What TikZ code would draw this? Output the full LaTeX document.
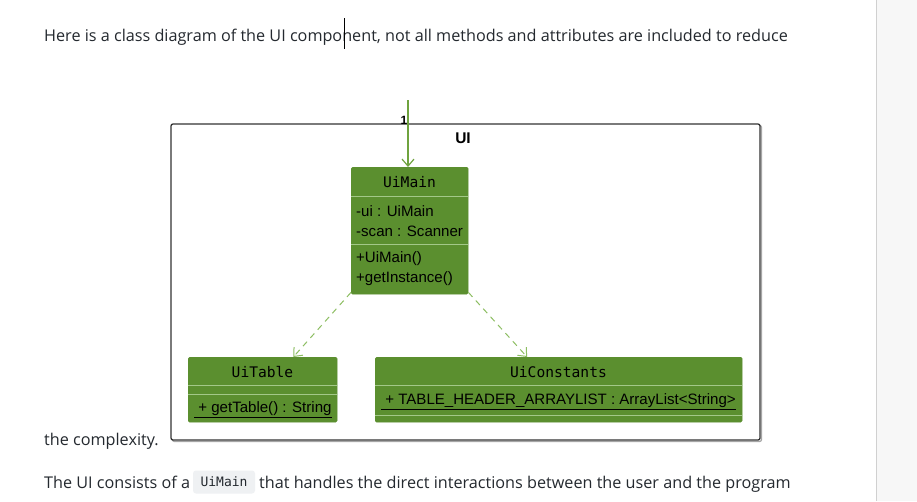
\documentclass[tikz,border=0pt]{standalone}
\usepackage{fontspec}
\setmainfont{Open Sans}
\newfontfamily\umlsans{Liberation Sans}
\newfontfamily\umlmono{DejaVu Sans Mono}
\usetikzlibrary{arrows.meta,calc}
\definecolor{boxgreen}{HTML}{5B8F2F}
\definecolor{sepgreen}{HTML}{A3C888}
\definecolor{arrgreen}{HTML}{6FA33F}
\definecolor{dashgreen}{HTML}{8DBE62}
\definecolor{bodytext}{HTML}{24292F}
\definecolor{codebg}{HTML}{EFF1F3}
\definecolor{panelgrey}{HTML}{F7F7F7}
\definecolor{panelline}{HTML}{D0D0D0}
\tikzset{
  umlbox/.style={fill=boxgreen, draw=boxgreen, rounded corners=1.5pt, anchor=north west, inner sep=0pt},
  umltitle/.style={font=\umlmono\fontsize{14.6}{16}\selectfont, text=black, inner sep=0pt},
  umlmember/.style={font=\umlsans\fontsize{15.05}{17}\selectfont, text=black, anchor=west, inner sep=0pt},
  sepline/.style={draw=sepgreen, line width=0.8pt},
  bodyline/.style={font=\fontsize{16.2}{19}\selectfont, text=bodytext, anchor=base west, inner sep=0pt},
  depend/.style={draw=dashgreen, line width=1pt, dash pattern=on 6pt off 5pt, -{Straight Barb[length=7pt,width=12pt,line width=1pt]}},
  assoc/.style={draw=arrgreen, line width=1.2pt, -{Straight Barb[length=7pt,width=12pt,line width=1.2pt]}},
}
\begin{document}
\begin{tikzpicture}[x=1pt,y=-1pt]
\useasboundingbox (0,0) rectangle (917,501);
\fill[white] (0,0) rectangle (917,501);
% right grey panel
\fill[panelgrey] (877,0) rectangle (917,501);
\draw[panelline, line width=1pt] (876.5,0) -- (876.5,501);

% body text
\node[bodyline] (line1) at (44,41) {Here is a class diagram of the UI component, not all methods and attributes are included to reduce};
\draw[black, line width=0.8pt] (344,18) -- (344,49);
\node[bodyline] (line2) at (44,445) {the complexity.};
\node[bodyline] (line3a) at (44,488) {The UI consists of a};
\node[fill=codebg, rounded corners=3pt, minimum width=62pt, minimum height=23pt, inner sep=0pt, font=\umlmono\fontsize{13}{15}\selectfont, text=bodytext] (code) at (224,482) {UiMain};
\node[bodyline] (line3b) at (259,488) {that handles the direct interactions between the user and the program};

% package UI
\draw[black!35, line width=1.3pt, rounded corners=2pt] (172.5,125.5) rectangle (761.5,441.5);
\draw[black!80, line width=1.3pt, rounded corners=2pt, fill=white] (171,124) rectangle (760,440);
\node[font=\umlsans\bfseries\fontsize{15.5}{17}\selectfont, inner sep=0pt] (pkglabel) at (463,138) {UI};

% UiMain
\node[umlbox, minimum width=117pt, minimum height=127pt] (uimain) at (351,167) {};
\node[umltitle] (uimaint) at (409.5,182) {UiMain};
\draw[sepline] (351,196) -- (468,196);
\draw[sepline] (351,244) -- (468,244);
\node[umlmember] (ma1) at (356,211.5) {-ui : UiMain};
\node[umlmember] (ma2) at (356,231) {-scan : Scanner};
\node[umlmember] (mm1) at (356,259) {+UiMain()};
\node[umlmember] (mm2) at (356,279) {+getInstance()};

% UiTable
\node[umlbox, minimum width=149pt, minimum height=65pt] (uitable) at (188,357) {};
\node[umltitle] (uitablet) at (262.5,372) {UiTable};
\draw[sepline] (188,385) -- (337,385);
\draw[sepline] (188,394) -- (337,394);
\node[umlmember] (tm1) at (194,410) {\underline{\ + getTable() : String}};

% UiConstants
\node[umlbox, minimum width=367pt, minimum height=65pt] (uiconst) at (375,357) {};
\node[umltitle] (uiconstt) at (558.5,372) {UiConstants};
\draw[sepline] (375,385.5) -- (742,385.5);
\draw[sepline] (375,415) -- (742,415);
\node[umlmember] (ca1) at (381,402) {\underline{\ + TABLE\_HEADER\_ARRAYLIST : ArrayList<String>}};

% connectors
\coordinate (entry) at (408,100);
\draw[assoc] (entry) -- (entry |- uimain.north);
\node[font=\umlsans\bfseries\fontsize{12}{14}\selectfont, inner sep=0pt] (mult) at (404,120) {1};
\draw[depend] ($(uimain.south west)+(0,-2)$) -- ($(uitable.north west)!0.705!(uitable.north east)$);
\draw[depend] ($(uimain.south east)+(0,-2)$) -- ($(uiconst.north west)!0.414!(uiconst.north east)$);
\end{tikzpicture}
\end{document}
+++
● **PROBLEM DESCRIPTION**
Pictures are excluded: retype only the lines from the beginning of the listing above through the line with "(line3b) at (259,488)", both included.

● **THE SOLUTION**
What TikZ code would draw this? Output the full LaTeX document.
\documentclass[tikz,border=0pt]{standalone}
\usepackage{fontspec}
\setmainfont{Open Sans}
\newfontfamily\umlsans{Liberation Sans}
\newfontfamily\umlmono{DejaVu Sans Mono}
\usetikzlibrary{arrows.meta,calc}
\definecolor{boxgreen}{HTML}{5B8F2F}
\definecolor{sepgreen}{HTML}{A3C888}
\definecolor{arrgreen}{HTML}{6FA33F}
\definecolor{dashgreen}{HTML}{8DBE62}
\definecolor{bodytext}{HTML}{24292F}
\definecolor{codebg}{HTML}{EFF1F3}
\definecolor{panelgrey}{HTML}{F7F7F7}
\definecolor{panelline}{HTML}{D0D0D0}
\tikzset{
  umlbox/.style={fill=boxgreen, draw=boxgreen, rounded corners=1.5pt, anchor=north west, inner sep=0pt},
  umltitle/.style={font=\umlmono\fontsize{14.6}{16}\selectfont, text=black, inner sep=0pt},
  umlmember/.style={font=\umlsans\fontsize{15.05}{17}\selectfont, text=black, anchor=west, inner sep=0pt},
  sepline/.style={draw=sepgreen, line width=0.8pt},
  bodyline/.style={font=\fontsize{16.2}{19}\selectfont, text=bodytext, anchor=base west, inner sep=0pt},
  depend/.style={draw=dashgreen, line width=1pt, dash pattern=on 6pt off 5pt, -{Straight Barb[length=7pt,width=12pt,line width=1pt]}},
  assoc/.style={draw=arrgreen, line width=1.2pt, -{Straight Barb[length=7pt,width=12pt,line width=1.2pt]}},
}
\begin{document}
\begin{tikzpicture}[x=1pt,y=-1pt]
\useasboundingbox (0,0) rectangle (917,501);
\fill[white] (0,0) rectangle (917,501);
% right grey panel
\fill[panelgrey] (877,0) rectangle (917,501);
\draw[panelline, line width=1pt] (876.5,0) -- (876.5,501);

% body text
\node[bodyline] (line1) at (44,41) {Here is a class diagram of the UI component, not all methods and attributes are included to reduce};
\draw[black, line width=0.8pt] (344,18) -- (344,49);
\node[bodyline] (line2) at (44,445) {the complexity.};
\node[bodyline] (line3a) at (44,488) {The UI consists of a};
\node[fill=codebg, rounded corners=3pt, minimum width=62pt, minimum height=23pt, inner sep=0pt, font=\umlmono\fontsize{13}{15}\selectfont, text=bodytext] (code) at (224,482) {UiMain};
\node[bodyline] (line3b) at (259,488) {that handles the direct interactions between the user and the program};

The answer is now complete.